CONTRAS: ‘We Won’t Turn Our Backs’ on Latin Fight, Bush Says : Reagan May Call on Congress for New Vote on Contras Aid
WASHINGTON — President Reagan plans to seek another vote in Congress soon on aid to Nicaraguan rebels, probably in the form of a proposal that fell two votes short of passage in the House this week, Administration officials said Thursday.
“We will be back and back and back until America does the right thing,” Vice President George Bush said in a television interview. “We are not going to turn our backs on those who are fighting for democracy in our own hemisphere.”
White House spokesman Larry Speakes vowed, “The President will not abandon his goal of finding funding for the freedom fighters in Central America.” Asked whether the Administration hopes to force another vote in the next few months, Speakes said, “If there’s a way to do it, we will.”
The Democratic-led House, in a series of votes Tuesday and Wednesday, rejected Reagan’s request for $14 million in aid for the contras fighting Nicaragua’s leftist regime--a major defeat for Administration policy in Central America.
‘Beginning of Victory’
However, a proposal endorsed by Reagan for humanitarian aid to the contras administered through the Agency for International Development instead of the CIA lost by only two votes, 215 to 213, leading some officials and Republican congressmen to conclude that it might pass on a second try.
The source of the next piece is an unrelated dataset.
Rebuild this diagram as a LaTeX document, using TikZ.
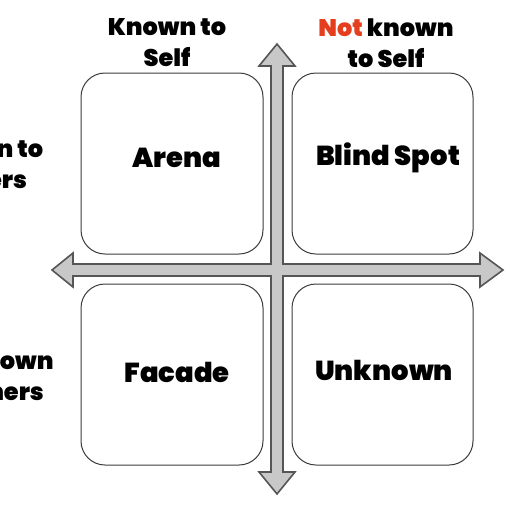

The Senate approved a similar measure by a vote of 53 to 46.
“We do not see (the votes) as a defeat in congressional action, but the beginning of a victory for the President’s policy in Central America,” Speakes said.
“I think if we could bring it up again, it would pass,” predicted California Rep. Robert J. Lagomarsino (R-Ojai), one of the Administration’s chief allies on Central America in the House.
But he said that the Administration and the House Republican leadership face a basic problem--there is no apparent way they can force a new vote.
“It’s not clear how we could do it,” Lagomarsino said. “We don’t control anything in the House. . . . There seems to be a division (among Republicans) on whether it can be done.”
Various Tactics Discussed
Speakes said that White House aides are discussing a variety of tactics with congressional leaders, and he suggested that it might even be possible to bring the Senate-passed resolution before the House by Tuesday under a special parliamentary rule. But both Republican and Democratic legislators said they doubted that such a tactic could work.
Some Administration officials and GOP congressmen believe that they might win a rematch on the issue if they emphasize the last-minute concessions Reagan made during this week’s debate, restricting the aid to “non-lethal” uses and taking its control away from the CIA.
But Speakes said that the concessions, offered only after it was clear that Reagan’s initial request for $14 million in military aid would lose, are no longer on the table. And the effort to resurrect the aid would still face dogged opposition from House Speaker Thomas P. (Tip) O’Neill Jr. (D-Mass.), who could probably keep any new bill off the House floor.
If these efforts fail, the Administration already has requested $28 million in funding for the contras in fiscal 1986, which begins Oct. 1. Congress is expected to take up that request in September.
Contras Vow to Go On
Meanwhile, contra leaders, who were in Washington to lobby for the aid, said their forces will fight on, supported by private donations.
“The debate in the Congress has resulted in a communist victory,” Alfonso Robelo, one of the rebels’ political leaders, asserted. “But the civil war in Nicaragua continues.”
Adolfo Calero, head of the Nicaraguan Democratic Force, the largest contra group, said that the loss of the $14 million was less important to him than what he called “the lack of resolve by the United States against a system that is communist and totalitarian.”
Meanwhile, the State Department dismissed a Sandinista announcement, made late Wednesday, that it is sending 100 Cuban military advisers home and releasing 107 political prisoners.
“The departure of 100 Cuban military advisers out of about 2,500 to 3,500 currently in Nicaragua is an event without significance unless it is part of a wholesale and fully verifiable reduction, and eventually termination,” spokesman Bernard Kalb said.